**Goal:**
Omit all pictures. Copy the rest of the material exactly.

################

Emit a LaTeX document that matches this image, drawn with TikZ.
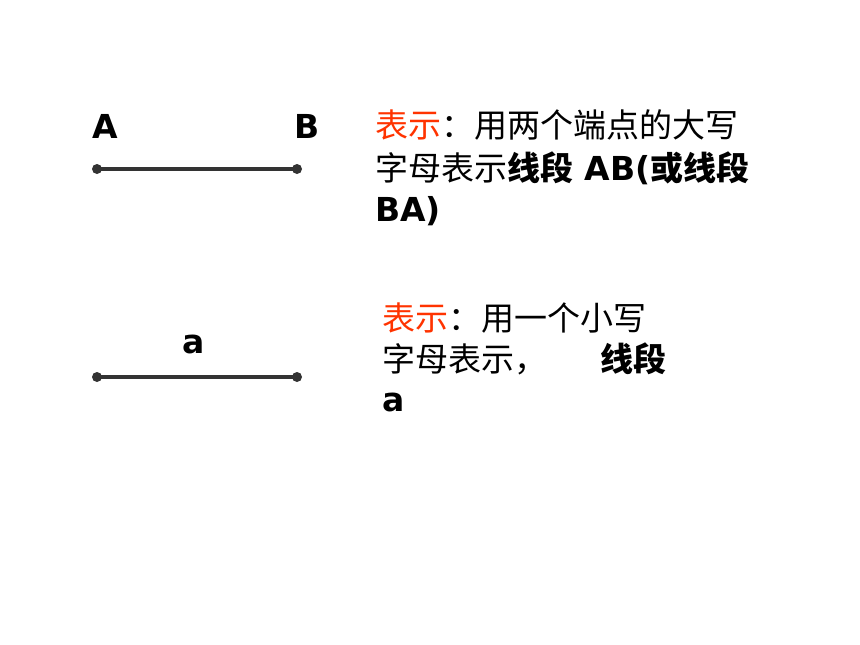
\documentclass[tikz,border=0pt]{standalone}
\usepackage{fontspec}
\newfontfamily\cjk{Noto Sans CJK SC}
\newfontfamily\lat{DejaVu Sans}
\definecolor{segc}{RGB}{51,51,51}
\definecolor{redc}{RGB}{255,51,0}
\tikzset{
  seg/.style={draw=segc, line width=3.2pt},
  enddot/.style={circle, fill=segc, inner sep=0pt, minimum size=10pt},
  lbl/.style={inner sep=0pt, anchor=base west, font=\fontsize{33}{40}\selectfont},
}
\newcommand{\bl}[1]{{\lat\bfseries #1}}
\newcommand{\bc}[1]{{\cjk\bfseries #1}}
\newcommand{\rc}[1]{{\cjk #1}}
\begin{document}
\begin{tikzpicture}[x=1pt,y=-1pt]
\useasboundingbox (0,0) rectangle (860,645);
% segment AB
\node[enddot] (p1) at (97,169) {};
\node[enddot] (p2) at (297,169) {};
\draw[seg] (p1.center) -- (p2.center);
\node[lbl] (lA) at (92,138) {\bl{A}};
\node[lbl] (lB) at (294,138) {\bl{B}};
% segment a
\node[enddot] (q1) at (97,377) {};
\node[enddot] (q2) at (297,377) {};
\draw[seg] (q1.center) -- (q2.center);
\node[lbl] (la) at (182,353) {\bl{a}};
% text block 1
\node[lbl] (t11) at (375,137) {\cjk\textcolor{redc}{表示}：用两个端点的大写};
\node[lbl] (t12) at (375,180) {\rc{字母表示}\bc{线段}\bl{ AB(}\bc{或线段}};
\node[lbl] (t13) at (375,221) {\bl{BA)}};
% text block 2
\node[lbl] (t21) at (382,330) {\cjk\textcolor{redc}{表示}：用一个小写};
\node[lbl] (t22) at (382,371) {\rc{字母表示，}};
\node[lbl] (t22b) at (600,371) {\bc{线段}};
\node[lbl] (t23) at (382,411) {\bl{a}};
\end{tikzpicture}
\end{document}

################

**The result:**
Emit a LaTeX document that matches this image, drawn with TikZ.
\documentclass[tikz,border=0pt]{standalone}
\usepackage{fontspec}
\newfontfamily\cjk{Noto Sans CJK SC}
\newfontfamily\lat{DejaVu Sans}
\definecolor{segc}{RGB}{51,51,51}
\definecolor{redc}{RGB}{255,51,0}
\tikzset{
  seg/.style={draw=segc, line width=3.2pt},
  enddot/.style={circle, fill=segc, inner sep=0pt, minimum size=10pt},
  lbl/.style={inner sep=0pt, anchor=base west, font=\fontsize{33}{40}\selectfont},
}
\newcommand{\bl}[1]{{\lat\bfseries #1}}
\newcommand{\bc}[1]{{\cjk\bfseries #1}}
\newcommand{\rc}[1]{{\cjk #1}}
\begin{document}
\begin{tikzpicture}[x=1pt,y=-1pt]
\useasboundingbox (0,0) rectangle (860,645);
% segment AB
\node[enddot] (p1) at (97,169) {};
\node[enddot] (p2) at (297,169) {};
\draw[seg] (p1.center) -- (p2.center);
\node[lbl] (lA) at (92,138) {\bl{A}};
\node[lbl] (lB) at (294,138) {\bl{B}};
% segment a
\node[enddot] (q1) at (97,377) {};
\node[enddot] (q2) at (297,377) {};
\draw[seg] (q1.center) -- (q2.center);
\node[lbl] (la) at (182,353) {\bl{a}};
% text block 1
\node[lbl] (t11) at (375,137) {\cjk\textcolor{redc}{表示}：用两个端点的大写};
\node[lbl] (t12) at (375,180) {\rc{字母表示}\bc{线段}\bl{ AB(}\bc{或线段}};
\node[lbl] (t13) at (375,221) {\bl{BA)}};
% text block 2
\node[lbl] (t21) at (382,330) {\cjk\textcolor{redc}{表示}：用一个小写};
\node[lbl] (t22) at (382,371) {\rc{字母表示，}};
\node[lbl] (t22b) at (600,371) {\bc{线段}};
\node[lbl] (t23) at (382,411) {\bl{a}};
\end{tikzpicture}
\end{document}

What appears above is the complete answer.